It is true there are some real risks within the economy and the stock market that should invite investor caution. However, there always is. They should not stop investors from looking for opportunities, and to the extent they are found, to invest appropriately. In the end, it is investor caution that gives rise to cautious expectations and cautious share prices.
Currently, the Australian market trades on reasonable valuation metrics, namely:
- a PE multiple of 15.5x the next 12 months earnings, which equates to an earning yield of approximately 6.5%;
- a dividend yield of 4.5%. This implies that only about 70% of earnings are paid out as dividends, leaving the remaining 30% to be reinvested back into the business for future growth. This dividend yield of 4.5% also comes with a level of franking credits. On a grossed up basis, which is the best measure when comparing the yields available on bonds and like assets, this yield equates to 6.0%;
- EPS growth of approximately 10%. Whilst this is very likely to be revised downward, there is at least some level of growth that augments the dividend yield. This earnings growth partly results from the reinvestment of retained earnings.

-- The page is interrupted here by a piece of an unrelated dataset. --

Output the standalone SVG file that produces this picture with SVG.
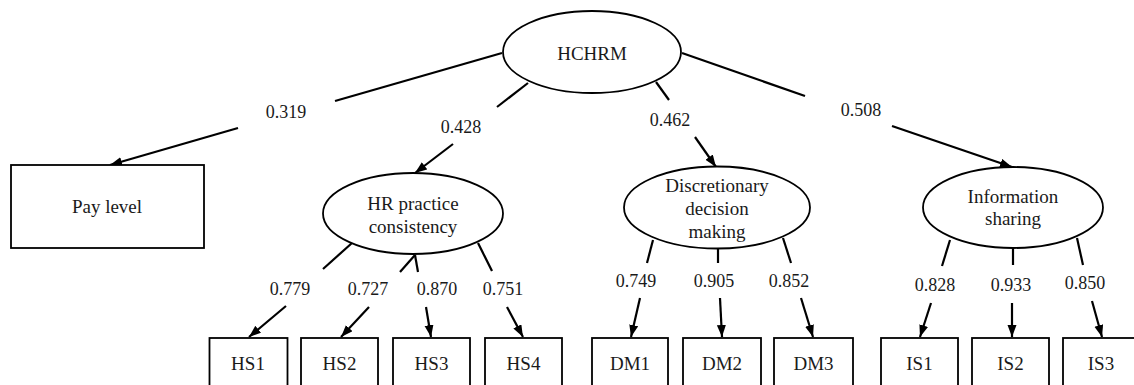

In the context of the low interest rate environment, and the relatively low returns available on other asset classes, these metrics appear quite attractive.
That’s not to say investors should buy equities complacently. There are some pockets of the Australian market that look quite risky. Earnings risk abounds. There are, however, some pockets in which we are finding quite attractive opportunities. In this respect, it pays to be selective and to focus on company fundamentals, and to favour high quality, strong growing companies with underestimated earnings power.